Neuroimage Clin. 2018;19:174-181
Authors: Zhao J, Li JB, Wang JY, Wang YL, Liu DW, Li XB, Song YK, Tian YS, Yan X, Li ZH, He SF, Huang XL, Jiang L, Yang ZY, Chu JP
Background and purpose: Neurite orientation dispersion and density imaging (NODDI) is a new diffusion MRI technique that has rarely been applied for glioma grading. The purpose of this study was to quantitatively evaluate the diagnostic efficiency of NODDI in tumour parenchyma (TP) and peritumoural area (PT) for grading gliomas and detecting isocitrate dehydrogenase-1 (IDH-1) mutation status.
Methods: Forty-two patients (male: 23, female: 19, mean age: 44.5 y) were recruited and underwent whole brain NODDI examination. Intracellular volume fraction (icvf) and orientation dispersion index (ODI) maps were derived. Three ROIs were manually placed on TP and PT regions for each case. The corresponding average values of icvf and ODI were calculated, and their diagnostic efficiency was assessed.
Results: Tumours with high icvfTP (≥0.306) and low icvfPT (≤0.331) were more likely to be high-grade gliomas (HGGs), while lesions with low icvfTP (<0.306) and high icvfPT (>0.331) were prone to be low-grade gliomas (LGGs) (P < 0.001). A multivariate logistic regression model including patient age and icvf values in TP and PT regions most accurately predicted glioma grade (AUC = 0.92, P < 0.001), with a sensitivity and specificity of 92% and 89%, respectively. However, no significant differences were found in NODDI metrics for differentiating IDH-1 mutation status.

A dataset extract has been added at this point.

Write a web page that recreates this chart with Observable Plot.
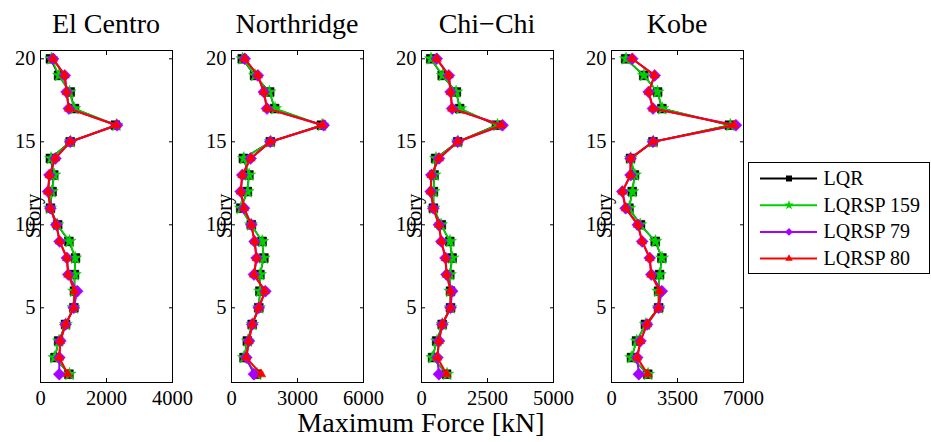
<!DOCTYPE html>
<html>
<head>
<meta charset="utf-8">
<script src="https://cdn.jsdelivr.net/npm/d3@7"></script>
<script src="https://cdn.jsdelivr.net/npm/@observablehq/plot@0.6"></script>
<style>
  body { margin: 0; background: #fff; }
  #root { position: relative; width: 931px; height: 442px; font-family: 'Liberation Serif', serif; color: #000; }
  .panel { position: absolute; top: 0; }
  .title { position: absolute; top: 8px; font-size: 28px; text-align: center; width: 190px; white-space: nowrap; }
  .xlabel { position: absolute; top: 409px; left: 0; width: 842px; text-align: center; font-size: 28px; line-height: 28px; }
  .legend { position: absolute; left: 748px; top: 162px; width: 182px; height: 112px; border: 1px solid #000; background: #fff; box-sizing: border-box; }
</style>
</head>
<body>
<div id="root"></div>
<script>
const FONT = "'Liberation Serif', serif";
const stories = [1,2,3,4,5,6,7,8,9,10,11,12,13,14,15,16,17,18,19,20];
const panelTitles = ["El Centro", "Northridge", "Chi\u2212Chi", "Kobe"];
const xMax = [4000, 6000, 5000, 7000];
const xTicks = [[0,2000,4000],[0,3000,6000],[0,2500,5000],[0,3500,7000]];
const yTicks = [5,10,15,20];
const seriesNames = ["LQR", "LQRSP 159", "LQRSP 79", "LQRSP 80"];
const seriesColors = ["#000000", "#00d000", "#a600ff", "#ff0000"];
const seriesSymbols = ["square", "star", "diamond2", "triangle"];

// values by story 1..20
const elCentroLQR    = [860, 440, 550, 760, 1010, 1030, 1030, 1060, 860, 520, 300, 350, 400, 300, 900, 2270, 1030, 900, 550, 300];
const elCentro159    = [880, 420, 560, 770, 1000, 1020, 1040, 1050, 880, 510, 290, 340, 420, 320, 910, 2300, 1020, 880, 560, 330];
const elCentro79     = [570, 570, 600, 760, 1010, 1110, 840, 800, 580, 480, 300, 230, 270, 450, 900, 2320, 860, 790, 735, 380];
const elCentro80     = [830, 570, 600, 760, 1010, 1030, 840, 800, 580, 480, 300, 230, 270, 450, 900, 2300, 860, 790, 735, 380];

const northridgeLQR  = [1140, 570, 720, 940, 1240, 1290, 1290, 1470, 1390, 900, 420, 720, 790, 540, 1765, 4085, 1960, 1735, 1050, 490];
const northridge159  = [1160, 560, 740, 950, 1250, 1300, 1300, 1460, 1400, 890, 430, 730, 800, 560, 1780, 4120, 1980, 1720, 1070, 500];
const northridge79   = [1020, 670, 790, 940, 1240, 1540, 1020, 1140, 1050, 900, 570, 420, 490, 870, 1765, 4190, 1615, 1470, 1200, 600];
const northridge80   = [1350, 670, 790, 940, 1240, 1520, 1020, 1140, 1050, 900, 570, 420, 490, 870, 1765, 4150, 1615, 1470, 1200, 600];

const chiChiLQR      = [950, 420, 575, 785, 1100, 1100, 1070, 1160, 1070, 750, 450, 450, 475, 535, 1370, 2840, 1445, 1320, 785, 350];
const chiChi159      = [970, 410, 590, 790, 1100, 1090, 1080, 1170, 1080, 740, 460, 460, 490, 550, 1380, 2880, 1460, 1310, 800, 360];
const chiChi79       = [660, 600, 660, 785, 1100, 1160, 950, 910, 750, 660, 450, 350, 375, 660, 1370, 3070, 1160, 1100, 1035, 575];
const chiChi80       = [950, 600, 660, 785, 1100, 1100, 950, 910, 750, 660, 450, 350, 375, 660, 1370, 3030, 1160, 1100, 1035, 575];

const kobeLQR        = [1920, 1060, 1330, 1800, 2500, 2500, 2550, 2670, 2320, 1535, 925, 1100, 1220, 1010, 2200, 6250, 2670, 2445, 1710, 750];
const kobe159        = [1940, 1050, 1340, 1820, 2500, 2480, 2560, 2680, 2330, 1520, 940, 1110, 1240, 1020, 2220, 6300, 2690, 2440, 1720, 770];
const kobe79         = [1450, 1360, 1535, 1885, 2500, 2670, 2110, 2025, 1625, 1400, 750, 575, 1010, 1010, 2200, 6600, 2200, 1970, 2290, 1100];
const kobe80         = [1920, 1360, 1535, 1885, 2500, 2550, 2110, 2025, 1625, 1400, 750, 575, 1010, 1010, 2200, 6500, 2200, 1970, 2290, 1100];

const panelData = [
  [elCentroLQR, elCentro159, elCentro79, elCentro80],
  [northridgeLQR, northridge159, northridge79, northridge80],
  [chiChiLQR, chiChi159, chiChi79, chiChi80],
  [kobeLQR, kobe159, kobe79, kobe80]
];

const root = document.getElementById("root");
const panelLefts = [0, 191, 381, 571];
const symSize = [5.0, 4.1, 5.4, 3.4];
const lineW = [1.5, 1.8, 2, 2];

panelData.forEach((series, p) => {
  const marks = [];
  series.forEach((vals, s) => {
    const rows = stories.map((st, i) => ({story: st, force: vals[i]}));
    marks.push(Plot.line(rows, {x: "force", y: "story", stroke: seriesColors[s], strokeWidth: lineW[s]}));
    marks.push(Plot.dot(rows, {x: "force", y: "story", symbol: () => seriesSymbols[s], fill: seriesColors[s], stroke: seriesColors[s], strokeWidth: 0.5, r: symSize[s]}));
  });
  marks.push(Plot.frame({stroke: "#000", strokeWidth: 1}));
  marks.push(Plot.axisY({anchor: "left", ticks: yTicks, tickSize: -4, tickPadding: 9, fontSize: 20.5, label: null}));
  marks.push(Plot.axisY({anchor: "right", ticks: yTicks, tickSize: -4, tickFormat: () => "", label: null}));
  marks.push(Plot.axisX({anchor: "bottom", ticks: xTicks[p], tickSize: -4, tickPadding: 12, fontSize: 20.5, tickFormat: d => String(d), label: null}));
  marks.push(Plot.axisX({anchor: "top", ticks: xTicks[p], tickSize: -4, tickFormat: () => "", label: null}));

  const chart = Plot.plot({
    width: 190,
    height: 410,
    marginTop: 50,
    marginBottom: 28,
    marginLeft: 40,
    marginRight: 18,
    style: {fontFamily: FONT, fontSize: "20px", color: "#000", background: "transparent", overflow: "visible"},
    x: {domain: [0, xMax[p]]},
    y: {domain: [0.5, 20.5]},
    symbol: {type: "identity"},
    marks
  });
  chart.classList.add("panel");
  chart.style.left = panelLefts[p] + "px";
  root.appendChild(chart);

  const t = document.createElement("div");
  t.className = "title";
  t.style.left = (panelLefts[p] + 40 + 66 - 95) + "px";
  t.textContent = panelTitles[p];
  root.appendChild(t);

  const yl = document.createElement("div");
  yl.textContent = "Story";
  yl.style.cssText = `position:absolute; font-size:20.5px; line-height:22px; left:${panelLefts[p] + 8}px; top:205px; width:50px; text-align:center; transform: rotate(-90deg); transform-origin: 50% 50%;`;
  root.appendChild(yl);
});

const xl = document.createElement("div");
xl.className = "xlabel";
xl.textContent = "Maximum Force [kN]";
root.appendChild(xl);

// legend
const legend = document.createElement("div");
legend.className = "legend";
root.appendChild(legend);
const legRows = seriesNames.map((name, i) => ({name, i}));
const leg = Plot.plot({
  width: 180,
  height: 110,
  margin: 0,
  x: {domain: [0, 180], axis: null},
  y: {domain: [0, 110], axis: null, reverse: true},
  symbol: {type: "identity"},
  style: {fontFamily: FONT, background: "transparent"},
  marks: [
    Plot.ruleY(legRows, {y: d => 15 + d.i * 26.7, x1: 11, x2: 68, stroke: d => seriesColors[d.i], strokeWidth: 2}),
    Plot.dot(legRows, {x: 39.5, y: d => 15 + d.i * 26.7, symbol: d => seriesSymbols[d.i], fill: d => seriesColors[d.i], r: d => symSize[d.i]}),
    Plot.text(legRows, {x: 74, y: d => 15 + d.i * 26.7, text: "name", textAnchor: "start", fontSize: 20, fill: "#000"})
  ]
});
leg.style.position = "absolute";
leg.style.left = "0px";
leg.style.top = "0px";
legend.appendChild(leg);
</script>
</body>
</html>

Conclusions: The quantitative NODDI metrics in the TP and PT regions are highly valuable for glioma grading. A multivariate logistic regression model using the patient age and the icvf values in TP and PT regions showed very high predictive power. However, the utility of NODDI metrics for detecting IDH-1 mutation status has not been fully explored, as a larger sample size may be necessary to uncover benefits.